Terciptanya Istilah Silicon Valley
Xerox merangsek ke kawasan California itu untuk membuat laboratorium di Palo Alto. Di sini mulai dikembangkan proyek komputer dengan user interface yang akhirnya melahirkan sosok Bill Gates dengan Microsoft dan Steve Jobs dengan Macintoshnya.
Seorang jurnalis di AS bernama Don Hoefler pun memberikan istilah untuk kawasan industri semikonduktor itu dengan Silicon Valley. Soalnya, mereka mengembangkan teknologi semi konduktor dengan bahan dari silikon.
Selanjutnya, berbagai jenis perusahaan teknologi bermunculan di Silicon Valley. Dari era Oracle, Atari, dan Apple sampai memasuki era 1990-an menjadi era dotcom. Saat itu lahirlah eBay, Yahoo, Paypal, dan Google.

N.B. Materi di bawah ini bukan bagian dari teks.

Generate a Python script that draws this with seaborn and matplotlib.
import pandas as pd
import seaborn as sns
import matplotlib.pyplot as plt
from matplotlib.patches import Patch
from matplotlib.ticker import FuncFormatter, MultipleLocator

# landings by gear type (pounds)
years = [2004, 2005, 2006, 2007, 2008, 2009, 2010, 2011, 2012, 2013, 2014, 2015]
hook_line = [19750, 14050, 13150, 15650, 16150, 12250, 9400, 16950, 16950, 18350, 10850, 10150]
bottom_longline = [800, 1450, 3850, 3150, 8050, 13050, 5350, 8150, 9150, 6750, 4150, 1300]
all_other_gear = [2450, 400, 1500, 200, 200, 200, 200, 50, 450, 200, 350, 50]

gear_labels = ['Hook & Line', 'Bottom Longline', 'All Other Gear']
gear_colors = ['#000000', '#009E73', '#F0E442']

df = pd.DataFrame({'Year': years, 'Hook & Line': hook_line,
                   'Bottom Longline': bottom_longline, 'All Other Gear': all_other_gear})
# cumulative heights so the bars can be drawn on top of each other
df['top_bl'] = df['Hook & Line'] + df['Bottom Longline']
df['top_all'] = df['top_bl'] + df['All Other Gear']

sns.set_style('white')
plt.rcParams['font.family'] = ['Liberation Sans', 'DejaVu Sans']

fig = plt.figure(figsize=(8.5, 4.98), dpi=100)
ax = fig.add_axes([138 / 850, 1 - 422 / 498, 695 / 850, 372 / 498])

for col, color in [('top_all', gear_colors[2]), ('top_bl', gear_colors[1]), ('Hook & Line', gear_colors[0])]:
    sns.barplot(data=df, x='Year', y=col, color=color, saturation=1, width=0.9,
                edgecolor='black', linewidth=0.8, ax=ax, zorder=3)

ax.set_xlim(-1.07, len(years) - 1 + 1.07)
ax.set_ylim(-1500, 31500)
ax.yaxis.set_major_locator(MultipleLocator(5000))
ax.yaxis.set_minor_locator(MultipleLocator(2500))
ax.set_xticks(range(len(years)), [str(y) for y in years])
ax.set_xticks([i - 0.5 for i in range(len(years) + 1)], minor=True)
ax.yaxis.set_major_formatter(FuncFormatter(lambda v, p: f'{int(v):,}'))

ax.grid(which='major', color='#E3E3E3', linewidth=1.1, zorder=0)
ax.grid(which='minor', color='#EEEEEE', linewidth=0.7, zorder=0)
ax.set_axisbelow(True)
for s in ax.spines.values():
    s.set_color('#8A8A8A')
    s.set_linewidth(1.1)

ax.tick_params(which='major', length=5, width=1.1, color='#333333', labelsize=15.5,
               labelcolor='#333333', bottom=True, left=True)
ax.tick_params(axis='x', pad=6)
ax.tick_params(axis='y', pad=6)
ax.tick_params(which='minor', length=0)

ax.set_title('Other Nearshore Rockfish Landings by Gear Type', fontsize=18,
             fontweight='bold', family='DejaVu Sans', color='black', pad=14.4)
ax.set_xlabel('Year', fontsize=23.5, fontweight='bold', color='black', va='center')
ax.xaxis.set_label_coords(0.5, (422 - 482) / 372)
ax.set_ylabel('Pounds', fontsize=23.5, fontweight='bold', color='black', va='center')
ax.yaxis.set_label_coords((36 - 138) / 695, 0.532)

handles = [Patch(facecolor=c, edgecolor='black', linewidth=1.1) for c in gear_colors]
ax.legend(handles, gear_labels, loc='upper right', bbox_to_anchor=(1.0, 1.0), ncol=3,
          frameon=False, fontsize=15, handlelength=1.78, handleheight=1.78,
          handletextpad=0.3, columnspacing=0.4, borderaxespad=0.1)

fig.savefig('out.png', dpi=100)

Sampai masuk ke era 2000-an yang terdiri dari Facebook, Twitter, Uber, dan Tesla.
Bukit Algoritma Mungkin Hanya Sekadar Tempat Wisata
Mimpi Budiman bikin Bukit Algoritma menjadi Silicon Valley ala Indonesia bisa dibilang terlalu instan. Meski, dia menyebutkan bakal dapat modal dari swasta mencapai Rp18 triliun, tetapi esensi dari Silicon Valley bukanlah tempat, melainkan sebuah ekosistem dan atmosfer yang sudah terbentuk dari ratusan tahun silam.
Mungkin saja, ujung dari Bukit Algoritma ini hanyalah tempat wisata yang berada di kawasan Sukabumi. Apalagi, mengingat tanah yang akan dibangun Bukit Algoritma ini bekas tempat agrowisata berbasis perkebunan yang tidak berkembang.

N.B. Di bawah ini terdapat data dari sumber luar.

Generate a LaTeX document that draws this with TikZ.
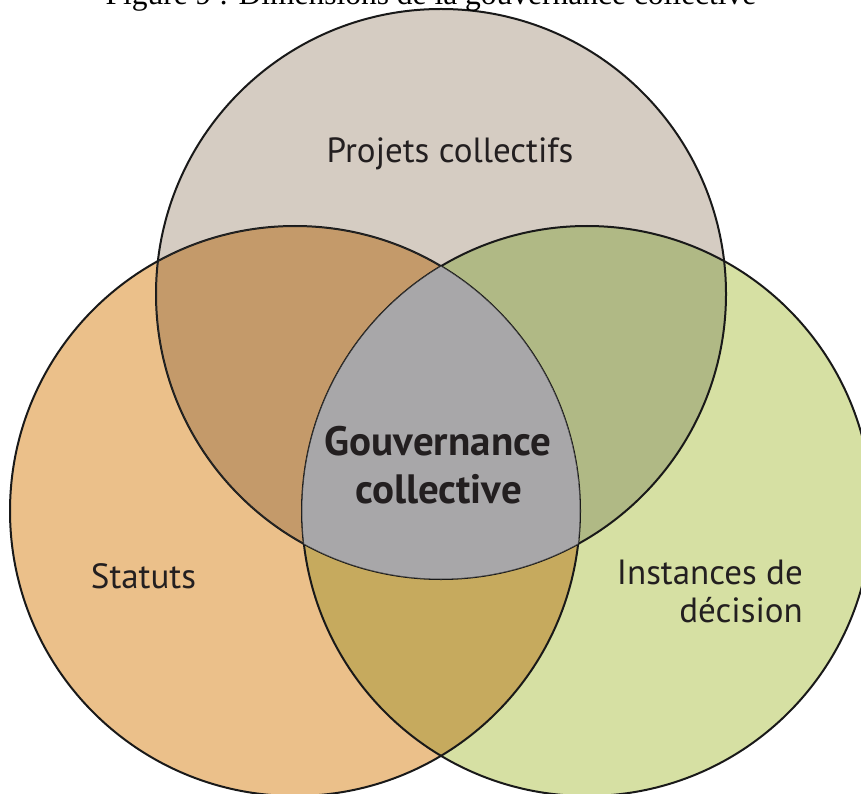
\documentclass[tikz,border=0pt]{standalone}
\usepackage{fontspec}
\setmainfont{PT Sans}
\newfontfamily\titlefont{Liberation Serif}
\definecolor{topc}{HTML}{D5CCC2}
\definecolor{leftc}{HTML}{EBC08A}
\definecolor{rightc}{HTML}{D6E0A3}
\definecolor{tlc}{HTML}{C49A6A}
\definecolor{trc}{HTML}{B0B985}
\definecolor{lrc}{HTML}{C6AA5E}
\definecolor{allc}{HTML}{A8A7A9}
\definecolor{txt}{HTML}{231F20}
\begin{document}
\begin{tikzpicture}[x=1pt,y=-1pt,
  ring/.style={draw=black!90,line width=2pt},
  lbl/.style={text=txt,font=\fontsize{35}{40}\selectfont,inner sep=0pt},
  mainlbl/.style={text=txt,font=\bfseries\fontsize{41}{48}\selectfont,inner sep=0pt}]
\useasboundingbox (0,0) rectangle (861,794);
\coordinate (T) at (441,294);
\coordinate (L) at (295,511);
\coordinate (R) at (587,511);
\def\rad{285}
% base fills
\fill[topc] (T) circle (\rad);
\fill[leftc] (L) circle (\rad);
\fill[rightc] (R) circle (\rad);
% pairwise overlaps
\begin{scope}\clip (T) circle (\rad); \fill[tlc] (L) circle (\rad);\end{scope}
\begin{scope}\clip (T) circle (\rad); \fill[trc] (R) circle (\rad);\end{scope}
\begin{scope}\clip (L) circle (\rad); \fill[lrc] (R) circle (\rad);\end{scope}
% outlines
\draw[ring] (T) circle (\rad);
\draw[ring] (L) circle (\rad);
\draw[ring] (R) circle (\rad);
% central region with thinner border
\begin{scope}\clip (T) circle (\rad); \clip (L) circle (\rad); \fill[allc] (R) circle (\rad);
  \draw[black!80,line width=0.6pt] (T) circle (\rad);
  \draw[black!80,line width=0.6pt] (L) circle (\rad);
  \draw[black!80,line width=0.6pt] (R) circle (\rad);
\end{scope}
% title (cut by the top edge, as in the reference)
\node[anchor=base,text=black,font=\titlefont\fontsize{31.5}{36}\selectfont,inner sep=0pt] (title) at (431,5) {Figure 9 : Dimensions de la gouvernance collective};
% labels
\node[lbl,anchor=base] (proj) at (450,163) {Projets collectifs};
\node[lbl,anchor=base] (stat) at (143.5,588) {Statuts};
\node[lbl,anchor=base east] (inst1) at (803,584) {Instances de};
\node[lbl,anchor=base east] (inst2) at (803,622) {décision};
\node[mainlbl,anchor=base] (gouv1) at (438,455) {Gouvernance};
\node[mainlbl,anchor=base] (gouv2) at (438.5,503) {collective};
\end{tikzpicture}
\end{document}
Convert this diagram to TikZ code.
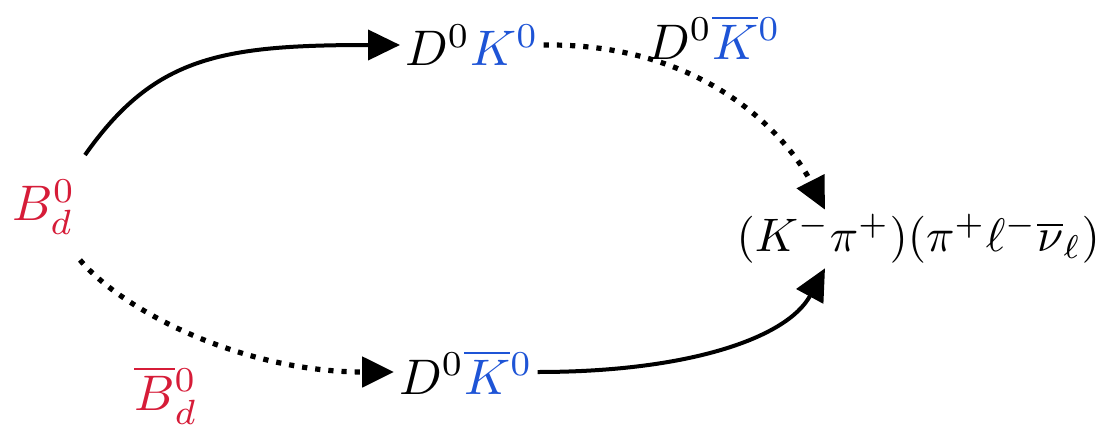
\documentclass[tikz,border=0pt]{standalone}
\usetikzlibrary{arrows.meta,calc}
\definecolor{bred}{RGB}{214,28,56}
\definecolor{kblue}{RGB}{30,84,214}
\begin{document}
\begin{tikzpicture}[x=0.5pt,y=0.5pt,
  lbl/.style={inner sep=0.8pt, scale=2.5},
  solidarrow/.style={line width=2pt, -{Triangle[length=16pt,width=15pt]}},
  dotarrow/.style={line width=2.6pt, dash pattern=on 2.6pt off 4pt, -{Triangle[length=16pt,width=15pt]}}]
\useasboundingbox (0,0) rectangle (1114,435);
\node[lbl] (B) at (44,228) {$\color{bred}B_d^0$};
\node[lbl] (Bb) at (166,40) {$\color{bred}\overline{B}{}_d^0$};
\node[lbl, anchor=west] (DK) at (400,390) {$D^0{\color{kblue}K^0}$};
\node[lbl, anchor=west] (DKbt) at (642,398) {$D^0{\color{kblue}\overline{K}{}^0}$};
\node[lbl, anchor=west] (DKb) at (394,63) {$D^0{\color{kblue}\overline{K}{}^0}$};
\node[lbl, scale=0.94, anchor=west] (F) at (732,196) {$(K^-\pi^+)(\pi^+\ell^-\overline{\nu}_\ell)$};
% connectors
\draw[solidarrow] ($(B)+(41,52)$) .. controls ($(B)+(110,150)$) and ($(DK.west)+(-180,0)$) .. (DK.west);
\draw[dotarrow] (DK.east) .. controls ($(DK.east)+(170,2)$) and ($(F.north west)+(60,65)$) .. ($(F.north west)+(93,0)$);
\draw[dotarrow] ($(B)+(36,-53)$) .. controls ($(B)+(80,-105)$) and ($(DKb.west)+(-150,0)$) .. (DKb.west);
\draw[solidarrow] (DKb.east) .. controls ($(DKb.east)+(150,0)$) and ($(F.south west)+(55,-70)$) .. ($(F.south west)+(93,0)$);
\end{tikzpicture}
\end{document}
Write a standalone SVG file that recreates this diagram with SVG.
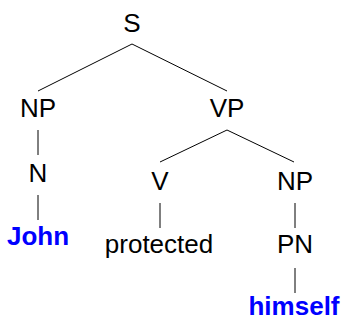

Dengan gimmick Bukit Algoritma, mungkin saja lahan tempat wisata gagal ini bisa jadi destinasi baru tempat liburan akhir pekan para pelancong.

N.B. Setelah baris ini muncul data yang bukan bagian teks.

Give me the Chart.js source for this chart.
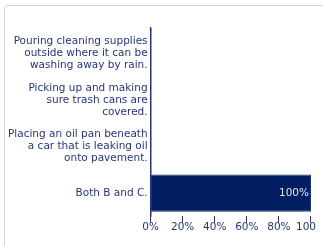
<!DOCTYPE html>
<html>
<head>
<meta charset="utf-8">
<script src="https://cdn.jsdelivr.net/npm/chart.js@4/dist/chart.umd.min.js"></script>
<style>
    html, body { margin: 0; padding: 0; background: #fff; overflow: hidden; }
    .frame {
        position: absolute; left: 4px; top: 5px; width: 400px; height: 400px;
        border: 1.5px solid #d2d3d8; border-radius: 4px;
    }
    .clip { position: absolute; left: 0; top: 0; width: 316px; height: 246px; overflow: hidden; }
    .holder { position: absolute; left: 0; top: 0; width: 325px; height: 246px; }
</style>
</head>
<body>
<div class="frame"></div>
<div class="clip">
    <div class="holder"><canvas id="chart"></canvas></div>
</div>
<script>
// Answer options, one per bar
const categories = [
    ["Pouring cleaning supplies", "outside where it can be", "washing away by rain."],
    ["Picking up and making", "sure trash cans are", "covered."],
    ["Placing an oil pan beneath", "a car that is leaking oil", "onto pavement."],
    "Both B and C."
];
// Share of responses, percent
const values = [0, 0, 0, 100];
const tickValues = [0, 20, 40, 60, 80, 100];

const navy = '#26357a';
const fontFamily = 'DejaVu Sans';

// Draw the percent label inside the bar, right aligned,
// and let the y axis line run a bit above the plot
const barLabels = {
    id: 'barLabels',
    afterDatasetsDraw(chart) {
        const ctx = chart.ctx;
        const meta = chart.getDatasetMeta(0);
        const area = chart.chartArea;
        ctx.save();
        ctx.strokeStyle = navy;
        ctx.lineWidth = 1.5;
        ctx.beginPath();
        ctx.moveTo(area.left, area.top - 3);
        ctx.lineTo(area.left, area.top + 1);
        ctx.stroke();

        ctx.font = '10.5px "' + fontFamily + '"';
        ctx.fillStyle = '#e4e5ec';
        ctx.textAlign = 'right';
        ctx.textBaseline = 'middle';
        meta.data.forEach((bar, i) => {
            if (values[i] > 0) {
                ctx.fillText(values[i] + '%', bar.x - 2, bar.y);
            }
        });
        ctx.restore();
    }
};

new Chart(document.getElementById('chart'), {
    type: 'bar',
    data: {
        labels: categories,
        datasets: [{
            data: values,
            backgroundColor: '#021e62',
            borderColor: '#1c3372',
            borderWidth: 1,
            barPercentage: 0.8,
            categoryPercentage: 1
        }]
    },
    options: {
        indexAxis: 'y',
        responsive: true,
        maintainAspectRatio: false,
        animation: false,
        layout: { padding: { left: 5, top: 30, bottom: 13, right: 0 } },
        plugins: { legend: { display: false }, tooltip: { enabled: false } },
        scales: {
            x: {
                min: 0, max: 100,
                afterBuildTicks(scale) { scale.ticks = tickValues.map(v => ({ value: v })); },
                grid: { display: true, drawOnChartArea: false, drawTicks: true, tickLength: 6, color: navy, lineWidth: 1 },
                border: { display: false },
                ticks: {
                    color: navy, padding: -1, maxRotation: 0, minRotation: 0, autoSkip: false,
                    font: { family: fontFamily, size: 10.5 },
                    callback: v => v + '%'
                }
            },
            y: {
                grid: { display: false, drawTicks: false },
                border: { display: true, color: navy, width: 1.5 },
                ticks: {
                    color: navy, padding: 3,
                    font: { family: fontFamily, size: 10.5, lineHeight: 1.15 }
                }
            }
        }
    },
    plugins: [barLabels]
});
</script>
</body>
</html>
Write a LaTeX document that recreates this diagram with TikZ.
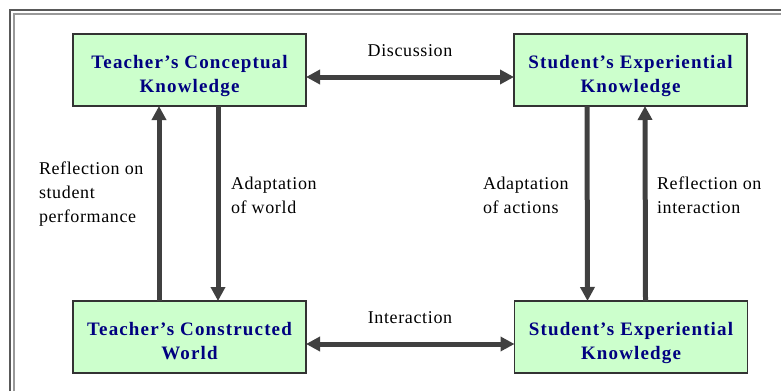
\documentclass[tikz,border=0pt]{standalone}
\usepackage{fontspec}
\setmainfont{Liberation Serif}
\newfontfamily\boxfont[LetterSpace=6]{Liberation Serif}
\newfontfamily\notefont[LetterSpace=3.5]{Liberation Serif}
\usetikzlibrary{arrows.meta}
\definecolor{boxgreen}{HTML}{CCFFCC}
\definecolor{boxtext}{HTML}{000080}
\definecolor{arrowgray}{HTML}{404040}
\begin{document}
\begin{tikzpicture}[x=1pt, y=-1pt, outer sep=0pt]

\tikzstyle{place}=[draw=black!80, line width=1.5pt, fill=boxgreen, rectangle, minimum height=72pt, minimum width=233pt, text=boxtext, font=\boxfont\fontsize{19}{24}\selectfont\bfseries, align=center, text height=48pt, text depth=4pt]
\tikzstyle{note}=[font=\notefont\fontsize{18}{24}\selectfont, align=left, anchor=west, inner sep=0pt]
\tikzstyle{tag}=[font=\notefont\fontsize{18}{24}\selectfont, inner sep=0pt]
\tikzstyle{link}=[line width=5pt, draw=arrowgray, -{Triangle[length=14pt,width=14pt]}]
\tikzstyle{both}=[line width=5pt, draw=arrowgray, {Triangle[length=14pt,width=14pt]}-{Triangle[length=14pt,width=14pt]}]

\useasboundingbox (0,0) rectangle (781,391);
\draw[color=black!65, line width=2pt] (9.5,391) -- (9.5,9.5) -- (781,9.5);
\draw[color=black!40, line width=2pt] (14,391) -- (14,14) -- (781,14);

\node[place] (tck) at (189.5,70) {Teacher’s Conceptual\\Knowledge};
\node[place] (sek1) at (630.5,70) {Student’s Experiential\\Knowledge};
\node[place] (tcw) at (189.5,337) {Teacher’s Constructed\\World};
\node[place] (sek2) at (631,337) {Student’s Experiential\\Knowledge};

\draw[both] ([yshift=-7pt]tck.east) -- ([yshift=-7pt]sek1.west);
\draw[both] ([yshift=-7pt]tcw.east) -- ([yshift=-7pt]sek2.west);
\draw[link] ([xshift=-30.5pt]tcw.north) -- ([xshift=-30.5pt]tck.south);
\draw[link] ([xshift=28.5pt]tck.south) -- ([xshift=28.5pt]tcw.north);
\draw[link] ([xshift=-43.5pt]sek1.south) -- ([xshift=-43.5pt]sek2.north);
\draw[link] ([xshift=14.5pt]sek2.north) -- ([xshift=14.5pt]sek1.south);

\node[tag] (disc) at (410,51) {Discussion};
\node[tag] (inter) at (410,318) {Interaction};
\node[note] (reflperf) at (39,194) {Reflection on\\student\\performance};
\node[note] (adworld) at (231,195) {Adaptation\\of world};
\node[note] (adact) at (483,195) {Adaptation\\of actions};
\node[note] (reflint) at (657,195) {Reflection on\\interaction};

\end{tikzpicture}
\end{document}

Namun, masih mending jadi tempat wisata, ketimbang berkukuh membangun pusat teknologi seperti Silicon Valley tapi mangkrak. Toh, ngomongin pusat teknologi, BSD yang sudah digadang-gadang jadi Silicon Valley Indonesia oleh eks Menteri Komunikasi dan Informasi Rudiantara mungkin sudah masuk tahap membangun ekosistemnya.
Soalnya, di sana sudah berdiri banyak perguruan tinggi dan beberapa perusahaan besar sudah membangun kawasan perkantoran. Bukan tidak mungkin perusahaan teknologi juga akan berkumpul di sana.
Ya, semua ini hanya opini belaka, mau Bukit Algoritma jadi pusat teknologi atau tempat wisata, yang cuan juga buka saya!